Massachusetts Amends its Mortgage Loan Originator, Broker and Lender Regulations

The Massachusetts Division of Banks (DOB) recently amended its regulations governing mortgage loan originators, mortgage brokers and mortgage lenders. The changes made to these regulations went into effect on August 26, 2016.

Some of the changes made to mortgage loan originator regulations include the following:

  • Makes minor clarifications to references made to the Nationwide Multi-State Licensing System & Registry (NMLS).
  • Allows the surety bond of the employing entity to be used to satisfy the applicant LO’s surety bond requirement.
  • Makes it a prohibited act or practice for a LO to fail to maintain accurate and up-to-date information in his or her NMLS license record.
  • Allows for notification regarding termination of employment to be made directly to the DOB if it cannot be communicated through NMLS.

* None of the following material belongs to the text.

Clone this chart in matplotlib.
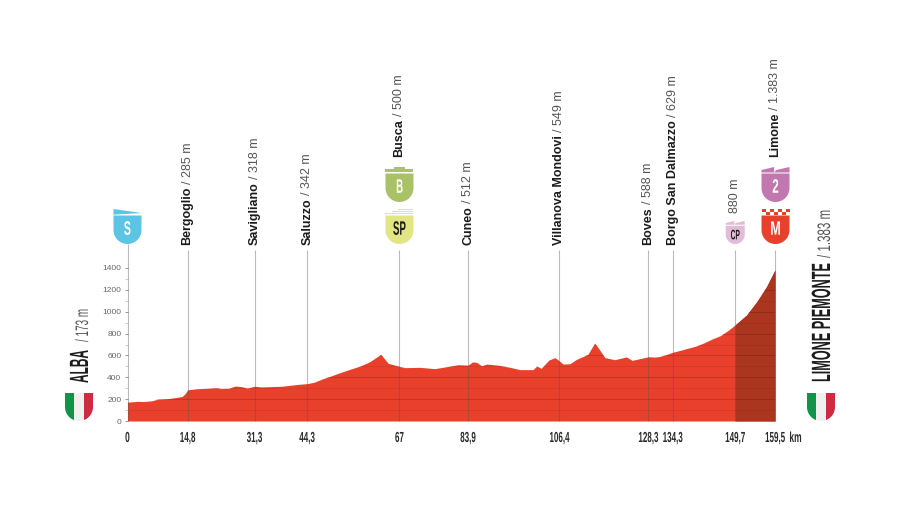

Some of the changes made to mortgage broker and mortgage lender regulations include the following:

  • Clarifies the requirements regarding licensee’s financial statements. Specifically, if an applicant’s audited or reviewed financial statements are consolidated, the applicant must include a separate breakdown of all consolidated entities. In addition, consolidated financial statements must include a separate, stand-alone breakdown of the applicant with a separate balance sheet, income statement, and statement of cash flows.
  • Provides clarification regarding trust/escrow account requirements for client funds and specifies how a licensee may take corrective action if it does not have the proper trust account.
  • Prohibits brokers and lenders from making or brokering higher-priced mortgage loans if those loans violate any of the referenced sections of 209 CMR 32.00.
  • Eliminates the Loan Origination and Compensation Agreement as a requirement for mortgage brokers accepting loan applications.